WORK REQUIRED:
Copy out each line exactly; pictures stay out of the copy.

++++++++++

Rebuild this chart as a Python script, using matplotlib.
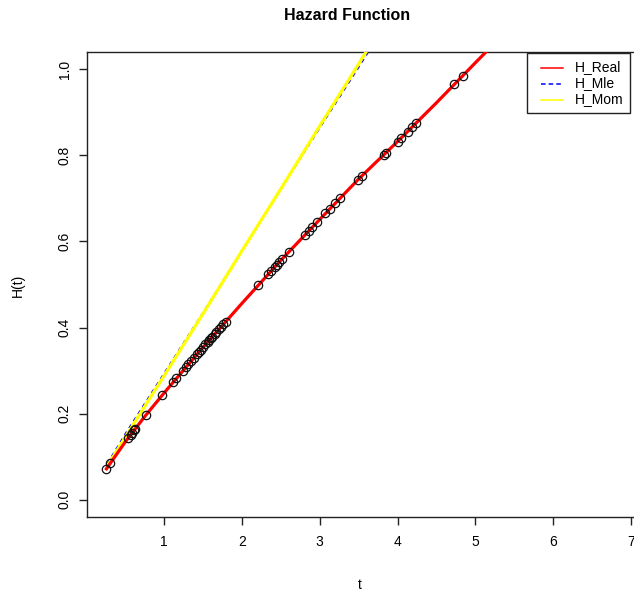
import numpy as np
import matplotlib
matplotlib.use("Agg")
import matplotlib.pyplot as plt
from matplotlib.lines import Line2D
from matplotlib.patches import Rectangle

plt.rcParams['font.family'] = ['Liberation Sans', 'DejaVu Sans']

# red curve (true cumulative hazard)
t_real = [0.26, 0.5, 0.75, 1.0, 1.5, 2.0, 2.5, 3.0, 3.5, 4.0, 4.5, 5.0, 5.3]
h_real = [0.072, 0.134, 0.193, 0.248, 0.354, 0.456, 0.556, 0.651, 0.745, 0.832, 0.922, 1.015, 1.07]

# MLE and moment estimates (blue dashed / yellow)
t_est = [0.27, 0.5, 1.0, 1.5, 2.0, 2.5, 3.0, 3.5, 3.8]
h_mle = [0.084, 0.153, 0.294, 0.435, 0.579, 0.721, 0.863, 1.004, 1.09]
h_mom = [0.078, 0.145, 0.288, 0.432, 0.578, 0.722, 0.868, 1.012, 1.10]

# observed sample times (circles) and their H values on the red curve
t_obs = [0.26, 0.31, 0.54, 0.57, 0.59, 0.61, 0.63, 0.77, 0.97, 1.12, 1.16,
         1.24, 1.28, 1.31, 1.35, 1.38, 1.42, 1.45, 1.47, 1.50, 1.53, 1.56,
         1.58, 1.60, 1.62, 1.65, 1.67, 1.70, 1.73, 1.76, 1.79, 2.21, 2.34,
         2.38, 2.42, 2.45, 2.48, 2.52, 2.60, 2.81, 2.86, 2.90, 2.97, 3.07,
         3.13, 3.20, 3.26, 3.49, 3.54, 3.82, 3.85, 4.00, 4.05, 4.13, 4.19,
         4.24, 4.73, 4.84]
h_obs = [0.072, 0.085, 0.144, 0.151, 0.156, 0.161, 0.165, 0.197, 0.244, 0.274, 0.283,
         0.300, 0.308, 0.315, 0.323, 0.329, 0.338, 0.344, 0.348, 0.354, 0.361, 0.367,
         0.371, 0.375, 0.379, 0.385, 0.389, 0.396, 0.402, 0.408, 0.414, 0.498, 0.524,
         0.532, 0.540, 0.546, 0.552, 0.559, 0.575, 0.616, 0.625, 0.633, 0.646, 0.665,
         0.676, 0.689, 0.700, 0.743, 0.751, 0.801, 0.806, 0.832, 0.840, 0.854, 0.865,
         0.874, 0.965, 0.985]

legend_labels = ['H_Real', 'H_Mle', 'H_Mom']
legend_colors = ['#FF0000', '#0000FF', '#FFFF00']
legend_styles = ['-', (0, (3, 2)), '-']

W, H = 634, 596
fig = plt.figure(figsize=(W / 100, H / 100), dpi=100)
fs = 10

# axes box in pixels: left 87, top 52, bottom 517; right edge runs past the image
ax = fig.add_axes([87 / W, (H - 517) / H, 565 / W, 465 / H])
ax.set_xlim(0.01, 7.27)
ax.set_ylim(-0.04, 1.04)

ax.plot(t_est, h_mle, color='#0000FF', lw=1.0, ls=(0, (3, 3)), zorder=2)
ax.plot(t_est, h_mom, color='#FFFF00', lw=2.3, zorder=3)
ax.plot(t_obs, h_obs, ls='none', marker='o', ms=6, mfc='none', mec='#111111',
        mew=0.9, zorder=4)
ax.plot(t_real, h_real, color='#FF0000', lw=2.3, zorder=3.5)

ax.set_xticks([1, 2, 3, 4, 5, 6, 7])
ax.set_yticks([0.0, 0.2, 0.4, 0.6, 0.8, 1.0])
ax.set_yticklabels(['0.0', '0.2', '0.4', '0.6', '0.8', '1.0'], rotation=90, va='center')
ax.tick_params(direction='out', length=6, width=1, labelsize=fs, color='#222222')
ax.tick_params(axis='x', pad=7)
ax.tick_params(axis='y', pad=5)
for s in ax.spines.values():
    s.set_linewidth(1.0)
    s.set_color('#222222')

fig.text(347 / W, 1 - 15 / H, 'Hazard Function', ha='center', va='center',
         fontsize=11.5, fontweight='bold')
fig.text(360 / W, 1 - 585 / H, 't', ha='center', va='center', fontsize=fs)
fig.text(18 / W, 1 - 285 / H, 'H(t)', ha='center', va='center', fontsize=fs,
         rotation=90)

# legend box drawn by hand in pixel positions (R style)
px = lambda x, y: (x / W, 1 - y / H)
fig.patches.append(Rectangle(px(527, 113), 103 / W, 60 / H, transform=fig.transFigure,
                             fill=True, facecolor='white', edgecolor='#222222',
                             lw=1.0, zorder=10))
for i, (lab, col, st) in enumerate(zip(legend_labels, legend_colors, legend_styles)):
    y = 67.5 + 16 * i
    x0, y0 = px(541, y)
    x1, _ = px(563, y)
    fig.add_artist(Line2D([x0, x1], [y0, y0], color=col, lw=1.1, ls=st,
                          transform=fig.transFigure, zorder=11))
    fig.text(575 / W, y0, lab, ha='left', va='center', fontsize=fs, zorder=12)

fig.savefig('out.png', dpi=100)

++++++++++

SOLUTION TO THE EXERCISE:
Rebuild this chart as a Python script, using matplotlib.
import numpy as np
import matplotlib
matplotlib.use("Agg")
import matplotlib.pyplot as plt
from matplotlib.lines import Line2D
from matplotlib.patches import Rectangle

plt.rcParams['font.family'] = ['Liberation Sans', 'DejaVu Sans']

# red curve (true cumulative hazard)
t_real = [0.26, 0.5, 0.75, 1.0, 1.5, 2.0, 2.5, 3.0, 3.5, 4.0, 4.5, 5.0, 5.3]
h_real = [0.072, 0.134, 0.193, 0.248, 0.354, 0.456, 0.556, 0.651, 0.745, 0.832, 0.922, 1.015, 1.07]

# MLE and moment estimates (blue dashed / yellow)
t_est = [0.27, 0.5, 1.0, 1.5, 2.0, 2.5, 3.0, 3.5, 3.8]
h_mle = [0.084, 0.153, 0.294, 0.435, 0.579, 0.721, 0.863, 1.004, 1.09]
h_mom = [0.078, 0.145, 0.288, 0.432, 0.578, 0.722, 0.868, 1.012, 1.10]

# observed sample times (circles) and their H values on the red curve
t_obs = [0.26, 0.31, 0.54, 0.57, 0.59, 0.61, 0.63, 0.77, 0.97, 1.12, 1.16,
         1.24, 1.28, 1.31, 1.35, 1.38, 1.42, 1.45, 1.47, 1.50, 1.53, 1.56,
         1.58, 1.60, 1.62, 1.65, 1.67, 1.70, 1.73, 1.76, 1.79, 2.21, 2.34,
         2.38, 2.42, 2.45, 2.48, 2.52, 2.60, 2.81, 2.86, 2.90, 2.97, 3.07,
         3.13, 3.20, 3.26, 3.49, 3.54, 3.82, 3.85, 4.00, 4.05, 4.13, 4.19,
         4.24, 4.73, 4.84]
h_obs = [0.072, 0.085, 0.144, 0.151, 0.156, 0.161, 0.165, 0.197, 0.244, 0.274, 0.283,
         0.300, 0.308, 0.315, 0.323, 0.329, 0.338, 0.344, 0.348, 0.354, 0.361, 0.367,
         0.371, 0.375, 0.379, 0.385, 0.389, 0.396, 0.402, 0.408, 0.414, 0.498, 0.524,
         0.532, 0.540, 0.546, 0.552, 0.559, 0.575, 0.616, 0.625, 0.633, 0.646, 0.665,
         0.676, 0.689, 0.700, 0.743, 0.751, 0.801, 0.806, 0.832, 0.840, 0.854, 0.865,
         0.874, 0.965, 0.985]

legend_labels = ['H_Real', 'H_Mle', 'H_Mom']
legend_colors = ['#FF0000', '#0000FF', '#FFFF00']
legend_styles = ['-', (0, (3, 2)), '-']

W, H = 634, 596
fig = plt.figure(figsize=(W / 100, H / 100), dpi=100)
fs = 10

# axes box in pixels: left 87, top 52, bottom 517; right edge runs past the image
ax = fig.add_axes([87 / W, (H - 517) / H, 565 / W, 465 / H])
ax.set_xlim(0.01, 7.27)
ax.set_ylim(-0.04, 1.04)

ax.plot(t_est, h_mle, color='#0000FF', lw=1.0, ls=(0, (3, 3)), zorder=2)
ax.plot(t_est, h_mom, color='#FFFF00', lw=2.3, zorder=3)
ax.plot(t_obs, h_obs, ls='none', marker='o', ms=6, mfc='none', mec='#111111',
        mew=0.9, zorder=4)
ax.plot(t_real, h_real, color='#FF0000', lw=2.3, zorder=3.5)

ax.set_xticks([1, 2, 3, 4, 5, 6, 7])
ax.set_yticks([0.0, 0.2, 0.4, 0.6, 0.8, 1.0])
ax.set_yticklabels(['0.0', '0.2', '0.4', '0.6', '0.8', '1.0'], rotation=90, va='center')
ax.tick_params(direction='out', length=6, width=1, labelsize=fs, color='#222222')
ax.tick_params(axis='x', pad=7)
ax.tick_params(axis='y', pad=5)
for s in ax.spines.values():
    s.set_linewidth(1.0)
    s.set_color('#222222')

fig.text(347 / W, 1 - 15 / H, 'Hazard Function', ha='center', va='center',
         fontsize=11.5, fontweight='bold')
fig.text(360 / W, 1 - 585 / H, 't', ha='center', va='center', fontsize=fs)
fig.text(18 / W, 1 - 285 / H, 'H(t)', ha='center', va='center', fontsize=fs,
         rotation=90)

# legend box drawn by hand in pixel positions (R style)
px = lambda x, y: (x / W, 1 - y / H)
fig.patches.append(Rectangle(px(527, 113), 103 / W, 60 / H, transform=fig.transFigure,
                             fill=True, facecolor='white', edgecolor='#222222',
                             lw=1.0, zorder=10))
for i, (lab, col, st) in enumerate(zip(legend_labels, legend_colors, legend_styles)):
    y = 67.5 + 16 * i
    x0, y0 = px(541, y)
    x1, _ = px(563, y)
    fig.add_artist(Line2D([x0, x1], [y0, y0], color=col, lw=1.1, ls=st,
                          transform=fig.transFigure, zorder=11))
    fig.text(575 / W, y0, lab, ha='left', va='center', fontsize=fs, zorder=12)

fig.savefig('out.png', dpi=100)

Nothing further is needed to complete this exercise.